If $\int_0^{\pi/2}\ln({\sin x})dx = {\pi \over 2}\ln({1\over2})$ then find the value of $\int_0^{\pi/2}({x \over \sin x})^2dx$

I'm stumped. I have no clue what to do. A hint would be appreciated.

Answer 1

• First question, before the edit.

  One may observe that $$ \int \frac1{\sin x}\:dx=\ln (\tan(x/2))+C. $$ Then one may use an integration by parts, $$ \begin{align} \int_0^{\pi/2}\frac{x}{\sin x}\:dx&=\left[x\ln (\tan(x/2))\right]_0^{\pi/2}-\int_0^{\pi/2} \ln (\tan(x/2))dx \\\\&=0-2\int_0^{\pi/4} \ln (\tan(u))du \\\\&=-2\int_0^1 \frac{\ln v\:dv}{1+v^2}\quad (v=\tan u) \\\\&=2\sum_{n=0}^\infty(-1)^{n+1}\int_0^1 v^{2n}\ln v \:dv \\\\&=2\sum_{n=0}^\infty\frac{(-1)^n}{(2n+1)^2} \\\\&=2C \end{align} $$ where $C$ is the Catalan constant.
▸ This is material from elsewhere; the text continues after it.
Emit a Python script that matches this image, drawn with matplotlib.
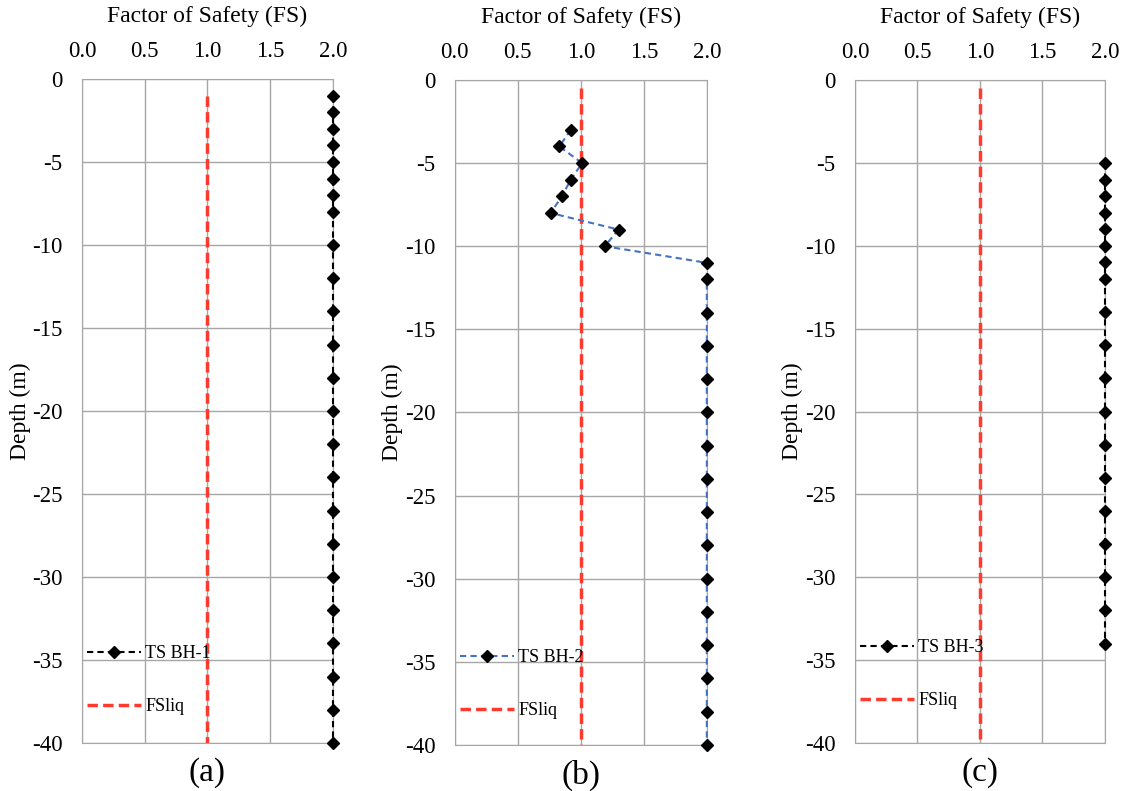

• Second question, after the edit.

  One may observe that $$ \int \frac{-1}{(\sin x)^2}\:dx=\int \frac{(\cos x)'(\sin x)-(\sin x)'(\cos x)}{(\sin x)^2}\:dx=\int \left(\frac{\cos x}{\sin x}\right)'dx=\frac{\cos x}{\sin x}+C. $$ Then one may integrate by parts twice, $$ \begin{align} \int_0^{\pi/2}\left(\frac{x}{\sin x}\right)^2dx&=\left[-x^2\frac{\cos x}{\sin x}\right]_0^{\pi/2}+2\int_0^{\pi/2} x\:\frac{\cos x}{\sin x}dx \\\\&=0+2\left(\left[x\ln(\sin x)\right]_0^{\pi/2}-\int_0^{\pi/2} \ln(\sin x)\:dx\right) \\\\&=\pi\ln 2 \end{align} $$ using the assumed result.

Answer 2

HINT: Please fix the question. It should be $\int_0^{\pi/2}(\frac{x}{\sin x})^2\ dx$ and the answer is $\pi\ln2$

FURTHER HINT: If we differentiate $x^2\cot x$ we get $2x\cot x-\frac{x^2}{\sin^2x}$. If we differentiate $x\ln\sin x$ we get $x\cot x+\ln\sin x$. And we are given the integral (over the relevant range) of $\ln\sin x$).

I agree that the tricky part is then evaluating $2x\ln\sin x$ and $x^2\cot x$ at $x=0$. You need to take the limit as $x\to 0$. They are 0 in both cases.